Sunday, June 13, 2010

Good news: Public-sector unions on the defensive

The public has finally figured out that public-sector unions such as SEIU and AFSCME are the fiends of the taxpayer. Some politicians, such as Illinois Governor Pat Quinn, still don't get it. SEIU has contributed generously to the campaign of Rod Blagojevich's former running mate. Quinn's Republican opponent, Bill Brady, leads Quinn by 11 points in the latest Rasmussen poll. To his credit, Quinn has signed public employee pension reform into law, but the unions obviously see something they like in him.

Government unions used to promote such issues as open meetings laws. Then they got greedy, as the San Francisco Chronicle tells us:

But the unions switched strategies. Although the change was gradual, by the 1990s, California's government unions had decided that, rather than cultivate voter support for their objectives, they could exert more influence in the Legislature, and in the political process generally, by lavishing campaign contributions on lawmakers. Adopting the tactics of other special-interest groups, government unions paid lip service to democratic principles while excelling at the fundamentally anti-democratic strategy of writing checks to legislators, their election committees and political action committees.
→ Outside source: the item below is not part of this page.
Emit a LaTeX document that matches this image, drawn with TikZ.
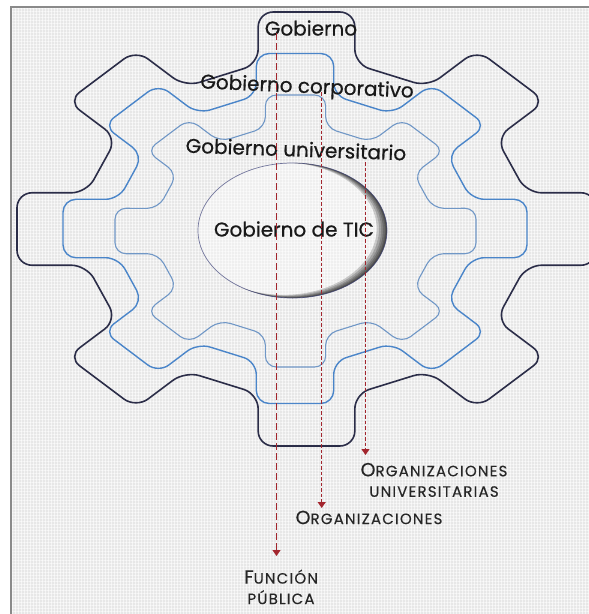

While not illegal (in fact, such contributions are constitutionally protected), the unions' aggressive spending on candidates put them on the same moral low ground as casino-owning tribes, insurance companies and other special interests that have concluded that the best way to influence the legislative process is to, well, buy it.

Public unions' distrust of voters, and abandonment of government transparency as a union objective, could be seen in their successful push, in the mid-1990s, for a change to the Brown Act, California's open-meeting law. The new provision ensured that the public would have no access to collective-bargaining agreements negotiated by cities and counties - often representing 70 percent or more of their total operating budgets - until after the agreements were signed.

What happens when voters and the press have no opportunity to question elected officials about how they propose to pay for a lower retirement age, better health benefits for retirees' dependents, richer pension formulas and the like? The officials make contractual promises that are unaffordable, unsustainable and, in general, don't come due until after those elected officials have left office. In the case of Vallejo, this veil of secrecy and the symbiotic relationship it fosters led to municipal bankruptcy.
The public-sector unions are still squawking while opinion turns against them. When government officials suggest cutbacks, public servants reply that it's about, for instance, "saving the schools," not about "protect my pension," which they get too much of at a too early age, 50, and are often unnaturally inflated by "pension spikes."

My prediction is that by this fall, SEIU and AFSCME will be viewed as pariah organizations by the majority of electorate.

I have a suggestion: If you want to know who to vote for in November, forget party labels. Find out which candidate has received the most public-sector union cash--then vote for the opponent.

The best candidate of all is the one who swears off contributions from government unions.